桃井章の待ち待ち日記

店に訪れる珍客、賓客、酔客…の人物描写を
桃井章の身辺雑記と共にアップします。

2006・9・11

2006年09月12日 | Weblog
「舌切雀」のリハに立ち会う為、昼に店へ出た途端、準備をしていたこばやしさんに「御愁傷様でした」と言われる。夜店へ出たらLちゃんが俺の顔を見るなり、「長続きしないねぇ」と嬉しそうに寄ってくる。「桃井章の部屋」に逃れたら、Mちゃんが灰皿を持って来て、「ケンタッキーですか」とニヤニヤ笑っている。みんな、俺の失恋話を喜んでいる。
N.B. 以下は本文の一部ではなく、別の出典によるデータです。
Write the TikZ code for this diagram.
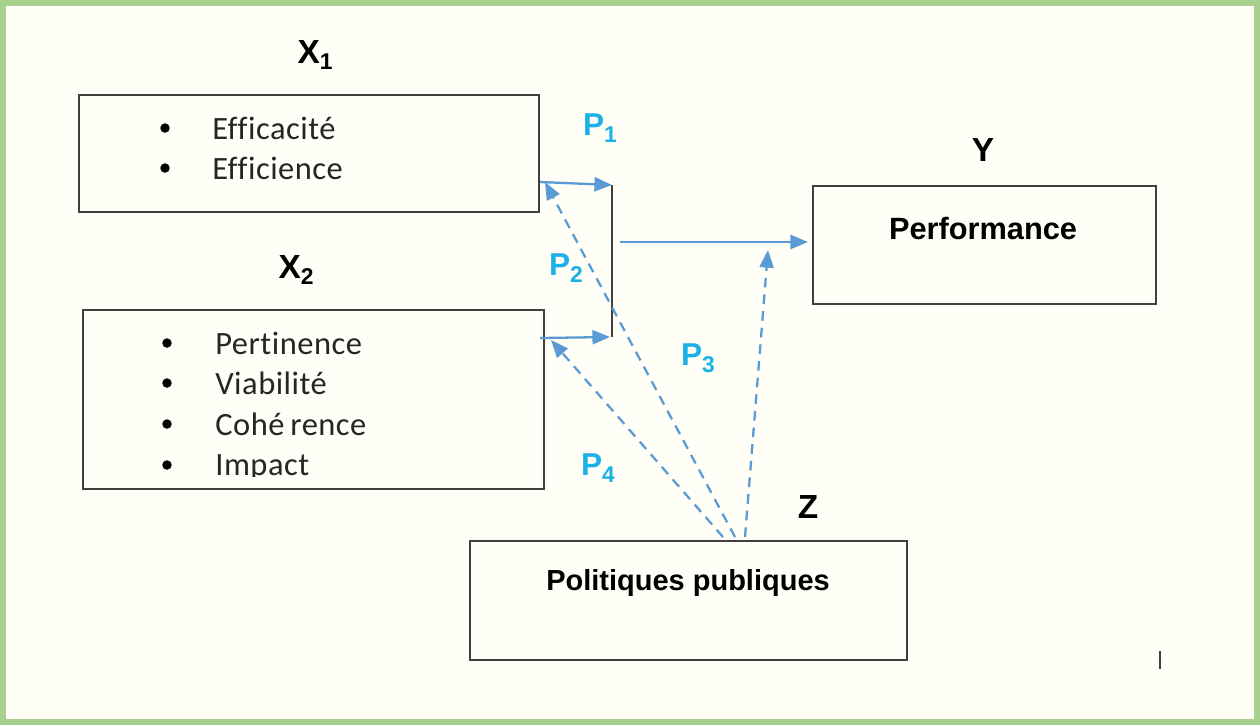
\documentclass[tikz,border=0pt]{standalone}
\usepackage{fontspec}
\setmainfont[Ligatures=NoCommon,LetterSpace=1.5]{Carlito}
\newfontfamily\labfont{Liberation Sans}
\usetikzlibrary{arrows.meta,positioning,calc}
\definecolor{Frame}{HTML}{A9D18E}
\definecolor{Paper}{HTML}{FFFEF7}
\definecolor{Edge}{HTML}{404040}
\definecolor{Link}{HTML}{5B9BD5}
\definecolor{Path}{HTML}{1CB0E8}

\newcommand{\varlab}[2]{{\labfont\bfseries #1\raisebox{-0.35ex}{\fontsize{13}{13}\selectfont #2}}}
\newcommand{\pathlab}[1]{{\labfont\bfseries\color{Path}P\raisebox{-0.4ex}{\fontsize{13}{13}\selectfont #1}}}

\begin{document}
\begin{tikzpicture}[x=0.02cm,y=-0.02cm,>={Triangle[length=10pt,width=8pt]},
  box/.style={draw=Edge,line width=1.2pt,anchor=north west,inner sep=0pt},
  item/.style={anchor=west,font=\fontsize{18.5}{20}\selectfont,inner sep=0pt,text=black!85},
  dot/.style={circle,fill=black,inner sep=0pt,minimum size=5.4pt},
  varname/.style={font=\fontsize{19}{20}\selectfont},
  link/.style={Link,line width=1.3pt,->},
  dlink/.style={link,dash pattern=on 5.5pt off 4pt}]
  \useasboundingbox (0,0) rectangle (1260,725);
  \draw[Frame,line width=3.4pt,fill=Paper] (3,3) rectangle (1257,722);

  % X1
  \node[box,minimum width=9.2cm,minimum height=2.34cm] (x1) at (78,94) {};
  \node[varname] (x1lab) at (315,55) {\varlab{X}{1}};
  \node[dot] (b11) at (165,128) {};
  \node[item] (efficacite) at (212,128) {Efficacité};
  \node[dot] (b12) at (165,168) {};
  \node[item] (efficience) at (212,168) {Efficience};

  % X2
  \node[box,minimum width=9.22cm,minimum height=3.58cm] (x2) at (82,309) {};
  \node[varname] (x2lab) at (296,270) {\varlab{X}{2}};
  \foreach \yy/\txt [count=\i] in {343/Pertinence,383/Viabilité,424/Cohé\hspace{0.18em}rence} {
    \node[dot] (b2\i) at (167,\yy) {};
    \node[item] (it2\i) at (215,\yy) {\txt};
  }
  \node[dot] (b24) at (167,465) {};
  \begin{scope}
    \clip (200,440) rectangle (400,476);
    \node[item] (it24) at (215,468) {Impact};
  \end{scope}

  % Y
  \node[box,minimum width=6.86cm,minimum height=2.36cm] (y) at (812,185) {};
  \node[varname] (ylab) at (983,150) {{\labfont\bfseries Y}};
  \node[font=\labfont\bfseries\fontsize{17.5}{20}\selectfont] (perf) at (983,228) {Performance};

  % Z
  \node[box,minimum width=8.74cm,minimum height=2.38cm] (z) at (469,540) {};
  \node[varname] (zlab) at (808,507) {{\labfont\bfseries Z}};
  \node[font=\labfont\bfseries\fontsize{16.5}{20}\selectfont] (polpub) at (688,583) {Politiques publiques};

  % joint bar and end points
  \coordinate (bt) at (612,185);
  \coordinate (bb) at (612,337);
  \draw[Edge,line width=1.2pt] (bt) -- (bb);
  \coordinate (a1s) at (540,182);
  \coordinate (a2s) at (540,338);
  \coordinate (a2e) at (610,337);
  \coordinate (ms) at (620,242);
  \coordinate (me) at (808,242);
  \coordinate (p2t) at (545,182);
  \coordinate (p4t) at (551,340);
  \coordinate (p3t) at (768,250);
  \coordinate (zp2) at (735,537);
  \coordinate (zp4) at (723,537);
  \coordinate (zp3) at (745,537);

  \draw[link] (a1s) -- (bt);
  \draw[link] (a2s) -- (a2e);
  \draw[link] (ms) -- (me);
  \draw[dlink] (zp2) -- (p2t);
  \draw[dlink] (zp4) -- (p4t);
  \draw[dlink] (zp3) -- (p3t);

  \node (p1) at (600,128) {\fontsize{18}{20}\selectfont\pathlab{1}};
  \node (p2) at (566,268) {\fontsize{18}{20}\selectfont\pathlab{2}};
  \node (p3) at (698,358) {\fontsize{18}{20}\selectfont\pathlab{3}};
  \node (p4) at (598,468) {\fontsize{18}{20}\selectfont\pathlab{4}};

  % stray tick
  \coordinate (tk1) at (1160,651);
  \coordinate (tk2) at (1160,669);
  \draw[Edge,line width=1pt] (tk1) -- (tk2);
\end{tikzpicture}
\end{document}
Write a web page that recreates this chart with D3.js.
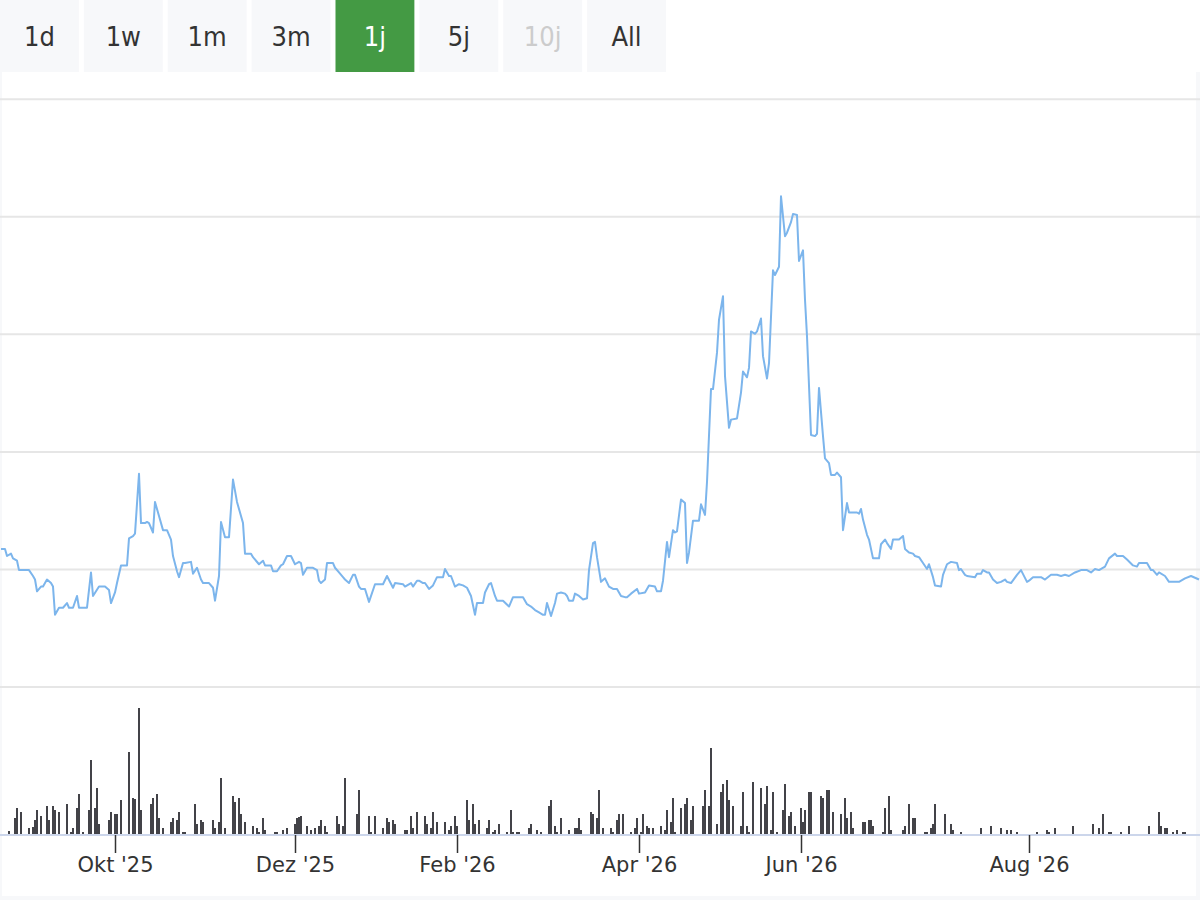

みんな、楽しくて楽しくてたまらない様子だ。そりゃ人の不幸は蜜の味だろうよ。おまけに59歳の癖して23歳の女の子にふられたんだからね、同情なんかしてくれる筈はない。まぁ、いいさ。夏季限定のエンターテイメントだったということで。俺はそう自分に言い聞かせて電卓を叩く。俺をからかうLちゃんたちの人件費を削減することに没頭する。今ざっとウチの人件費は60万だ。これを何とか40万にしなくては。彼女たちへの復讐心に燃えて電卓を叩き続ける。その間、お客さんは11時までにたった四人だ。どうにかしなくては。このままじゃウチの店が危ない。失恋して傷心している場合じゃないよ。